- Riggs Spring Fire Trail
- U.S. National Register of Historic Places
- Nearest city: Bryce Canyon, Utah
- Coordinates: 37°27′51.5″N 112°13′53″W﻿ / ﻿37.464306°N 112.23139°W
- Area: 24 acres (9.7 ha)
- Built: 1936
- Built by: National Park Service; Civilian Conservation Corps
- MPS: Bryce Canyon National Park MPS
- NRHP reference No.: 95000431
- Added to NRHP: April 25, 1995

= Riggs Spring Fire Trail =

Trail in Bryce Canyon National Park, Utah, US

The Riggs Spring Fire Trail, also known as the Riggs Spring Loop Trail, was built in Bryce Canyon National Park in 1936 to provide access to the park's backcountry for fire suppression crews. The approximately 8 mi trail is significant for its association with Civilian Conservation Corps labor from CCC Camp NP-3, and represents the last link in the series of access trails built in the mid-1930s, beginning with the Under-the-Rim Trail, also listed on the National Register of Historic Places.

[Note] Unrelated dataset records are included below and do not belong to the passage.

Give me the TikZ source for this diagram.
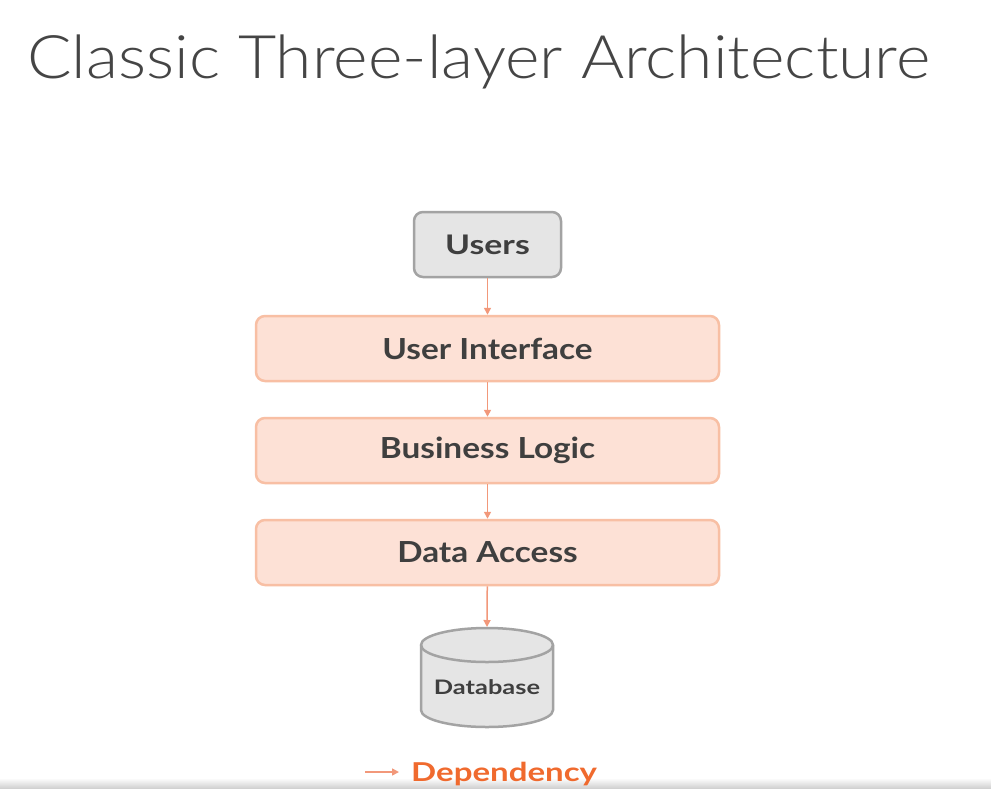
\documentclass[tikz,border=0pt]{standalone}
\usepackage{fontspec}
\setmainfont{Lato}
\newfontfamily\titlefont{Lato Light}
\usetikzlibrary{arrows.meta}
\definecolor{titlegray}{HTML}{454545}
\definecolor{textgray}{HTML}{3F3F3F}
\definecolor{usersfill}{HTML}{E5E5E5}
\definecolor{usersdraw}{HTML}{A3A3A3}
\definecolor{layerfill}{HTML}{FDE1D6}
\definecolor{layerdraw}{HTML}{F8BFA4}
\definecolor{arrowcol}{HTML}{F2987A}
\definecolor{depcol}{HTML}{F06A2E}
\newcommand{\wider}[2]{\scalebox{#1}[1]{#2}}
\tikzset{
  userbox/.style={draw=usersdraw, fill=usersfill, line width=2.5pt, rounded corners=9pt,
    minimum width=147pt, minimum height=65pt, inner sep=0pt, text=textgray,
    font=\fontsize{27}{30}\selectfont\bfseries},
  layerbox/.style={draw=layerdraw, fill=layerfill, line width=2.5pt, rounded corners=9pt,
    minimum width=463pt, minimum height=65pt, inner sep=0pt, text=textgray,
    font=\fontsize{29}{32}\selectfont\bfseries},
  dep/.style={draw=arrowcol, line width=1.5pt, -{Triangle[length=7pt,width=7pt]}},
}
\begin{document}
\begin{tikzpicture}[x=1pt,y=-1pt]
\useasboundingbox (0,0) rectangle (991,788);
\fill[white] (0,0) rectangle (991,788);
\shade[top color=white, bottom color=black!18] (0,778) rectangle (991,788);
\node[anchor=base west, inner sep=0pt, text=titlegray, font=\titlefont\fontsize{60}{66}\selectfont] (title) at (27,78) {\wider{1.1}{Classic Three-layer Architecture}};

\node[userbox] (users) at (487.5,244.5) {\wider{1.25}{Users}};
\node[layerbox] (ui) at (487.5,348.5) {\wider{1.15}{User Interface}};
\node[layerbox] (bl) at (487.5,450.5) {\wider{1.15}{Business Logic}};
\node[layerbox] (da) at (487.5,552.5) {\wider{1.15}{Data Access}};

% database cylinder
\filldraw[draw=usersdraw, fill=usersfill, line width=2.5pt]
  (421,645) -- (421,710) arc[start angle=180, end angle=360, x radius=66pt, y radius=17pt]
  -- (553,645) arc[start angle=0, end angle=180, x radius=66pt, y radius=17pt] -- cycle;
\draw[draw=usersdraw, line width=2.5pt] (421,645) arc[start angle=180, end angle=360, x radius=66pt, y radius=17pt];
\node[inner sep=0pt, text=textgray, font=\fontsize{20}{24}\selectfont\bfseries] (db) at (487,687) {\wider{1.27}{Database}};
\coordinate (dbtop) at (487,627);

\draw[dep] (users) -- (ui);
\draw[dep] (ui) -- (bl);
\draw[dep] (bl) -- (da);
\draw[dep] (da) -- (dbtop);

\coordinate (legs) at (365,772);
\coordinate (lege) at (399,772);
\draw[dep] (legs) -- (lege);
\node[anchor=base west, inner sep=0pt, text=depcol, font=\fontsize{26}{28}\selectfont\bfseries] (deplabel) at (411,781) {\wider{1.27}{Dependency}};
\end{tikzpicture}
\end{document}
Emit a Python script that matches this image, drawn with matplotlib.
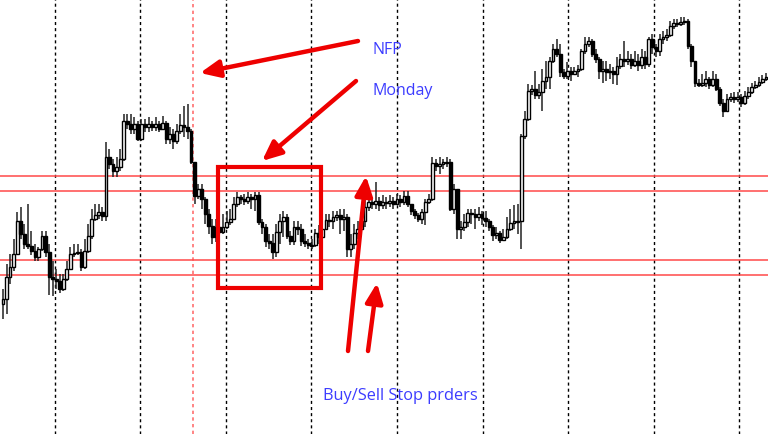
import matplotlib
matplotlib.use("Agg")
import matplotlib.pyplot as plt
import numpy as np
from matplotlib.patches import Rectangle, FancyArrowPatch

# ---- data (price levels expressed in chart pixel rows, smaller = higher price) ----
first_open = 305
close = [300,278,268,255,222,235,245,247,252,258,250,237,253,278,280,282,290,280,270,255,254,253,268,252,237,220,216,213,217,
         158,165,172,168,160,122,125,130,125,140,125,128,125,128,125,130,124,140,135,142,132,126,128,132,163,197,190,200,215,227,238,228,
         233,228,223,220,205,198,200,202,198,200,196,223,228,242,244,253,233,222,218,237,242,228,230,242,244,246,246,234,238,230,221,222,218,216,220,218,250,245,234,230,
         222,208,203,205,202,206,203,204,202,205,200,203,197,205,212,216,220,213,203,200,164,167,165,163,163,210,190,230,228,223,214,215,218,215,219,222,228,236,234,241,238,230,224,222,222,137,
         120,92,90,96,93,82,78,62,50,55,73,77,72,75,72,70,52,45,42,55,60,72,70,73,72,75,67,60,62,60,66,62,66,
         58,65,40,48,52,40,38,36,27,24,25,23,22,47,62,84,86,84,80,86,80,90,104,112,100,98,100,98,104,97,93,88,86,83,80,78]
high = [290,265,255,240,213,208,225,205,232,245,248,232,232,245,262,270,275,275,262,248,245,245,250,240,225,210,205,205,208,
        143,150,160,158,150,115,115,115,118,122,120,120,118,122,118,122,117,122,128,130,125,115,107,105,130,163,185,185,198,210,220,220,
        205,215,212,210,198,193,196,195,193,195,193,193,220,225,235,235,225,215,212,215,232,222,222,225,235,240,240,230,226,225,215,215,212,212,210,210,215,235,225,222,
        215,200,198,198,183,198,196,198,196,198,195,196,192,192,205,210,214,210,200,195,158,160,158,160,158,160,185,190,222,215,210,210,210,208,212,212,220,226,228,232,230,218,210,206,205,135,
        112,85,86,72,85,70,62,58,45,40,45,70,63,68,68,66,50,38,38,40,50,58,62,62,65,68,58,55,42,52,55,52,55,
        50,52,38,35,45,35,32,30,22,20,20,18,18,20,45,62,80,75,72,78,72,75,88,100,95,94,93,93,95,92,88,84,82,78,76,74]
low = [320,315,285,272,255,240,250,250,256,262,262,252,258,296,297,290,294,292,282,270,258,256,272,270,254,240,222,220,222,
       222,170,178,178,172,162,130,135,135,142,142,133,133,132,132,133,130,145,145,150,145,135,138,140,165,205,200,210,225,235,245,243,
       237,235,230,226,220,208,205,206,205,210,212,226,235,248,250,260,258,245,238,240,246,246,236,247,248,250,250,248,245,242,230,228,230,222,235,232,258,258,250,240,
       238,228,212,210,210,212,210,210,208,210,206,208,206,208,216,220,223,225,226,205,202,172,175,170,168,212,215,240,240,232,228,225,230,222,226,228,232,242,240,244,242,240,232,230,235,250,
       140,122,96,100,100,112,90,90,64,58,78,80,80,82,76,78,72,55,48,58,64,80,84,82,80,85,86,70,68,66,70,68,72,
       70,70,68,55,58,57,45,42,38,30,28,27,26,50,68,88,88,88,88,90,88,92,107,118,113,103,104,103,108,106,100,95,90,88,85,82]

levels = [177, 192, 261, 276]                      # horizontal red levels
separators = [55, 140, 226, 311, 397, 483, 568, 654, 739]  # day separators
nfp_line = 193
labels = ["NFP", "Monday", "Buy/Sell Stop prders"]

# ---- figure ----
fig = plt.figure(figsize=(7.68, 4.35), dpi=100)
ax = fig.add_axes([0, 0, 1, 1])
ax.set_xlim(0, 768)
ax.set_ylim(435, 0)
ax.axis("off")

n = len(close)
c = np.array(close, float)
o = np.concatenate([[first_open], c[:-1]])
h = np.minimum(np.array(high, float), np.minimum(o, c))
l = np.maximum(np.array(low, float), np.maximum(o, c))
x = 3 + np.arange(n) * (763 / (n - 1))

for sx in separators:
    ax.axvline(sx, color="black", lw=1.0, ls=(0, (2.2, 2.2)), zorder=1)
ax.axvline(nfp_line, color="#ff7070", lw=1.2, ls=(0, (2, 2)), zorder=1)
for lv in levels:
    ax.axhline(lv, color="#ff4a4a", lw=1.3, alpha=0.85, zorder=2)

ax.vlines(x, h, l, color="#222222", lw=1.1, zorder=3)
bull = c < o
top = np.minimum(o, c)
hgt = np.maximum(np.abs(c - o), 0.8)
ax.bar(x[bull], hgt[bull], bottom=top[bull], width=2.8, color="white",
       edgecolor="black", linewidth=1.0, zorder=4)
ax.bar(x[~bull], hgt[~bull], bottom=top[~bull], width=2.8, color="black",
       edgecolor="black", linewidth=1.0, zorder=4)

ax.add_patch(Rectangle((218, 168), 103, 121, fill=False, edgecolor="#ee0000",
                       lw=3.0, zorder=6))

def arrow(tail, head):
    ax.add_patch(FancyArrowPatch(tail, head, arrowstyle="-|>,head_length=0.9,head_width=0.4",
                                 mutation_scale=13, color="#ee0000", lw=3.2,
                                 shrinkA=0, shrinkB=0, zorder=7))

arrow((358, 42), (200, 74))
arrow((356, 82), (262, 162))
arrow((348, 352), (366, 177))
arrow((368, 352), (377, 284))

tc = "#3c3cff"
ax.text(373, 50, labels[0], color=tc, fontsize=11.5, family="Open Sans", va="center", ha="left")
ax.text(373, 91, labels[1], color=tc, fontsize=11.5, family="Open Sans", va="center", ha="left")
ax.text(323, 396, labels[2], color=tc, fontsize=11.8, family="Open Sans", va="center", ha="left")

fig.savefig("out.png", dpi=100, facecolor="white")
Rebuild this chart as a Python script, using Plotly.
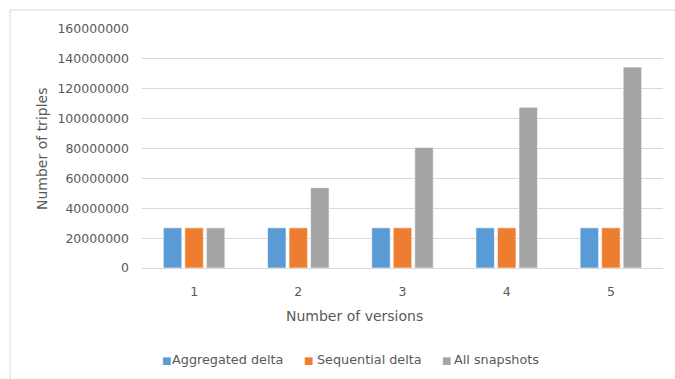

The trail descends eastward from Rainbow Point in the southern end of the park, descending along The Promontory, and turning back south, then west, then north to return to the road via Yovimpa Pass, ending at returning to Rainbow Point. The primary purpose of the trail was to provide reliable access to the backcountry of the southern portion of the park.

The Riggs Spring Fire Trail was placed on the National Register of Historic Places on April 25, 1995.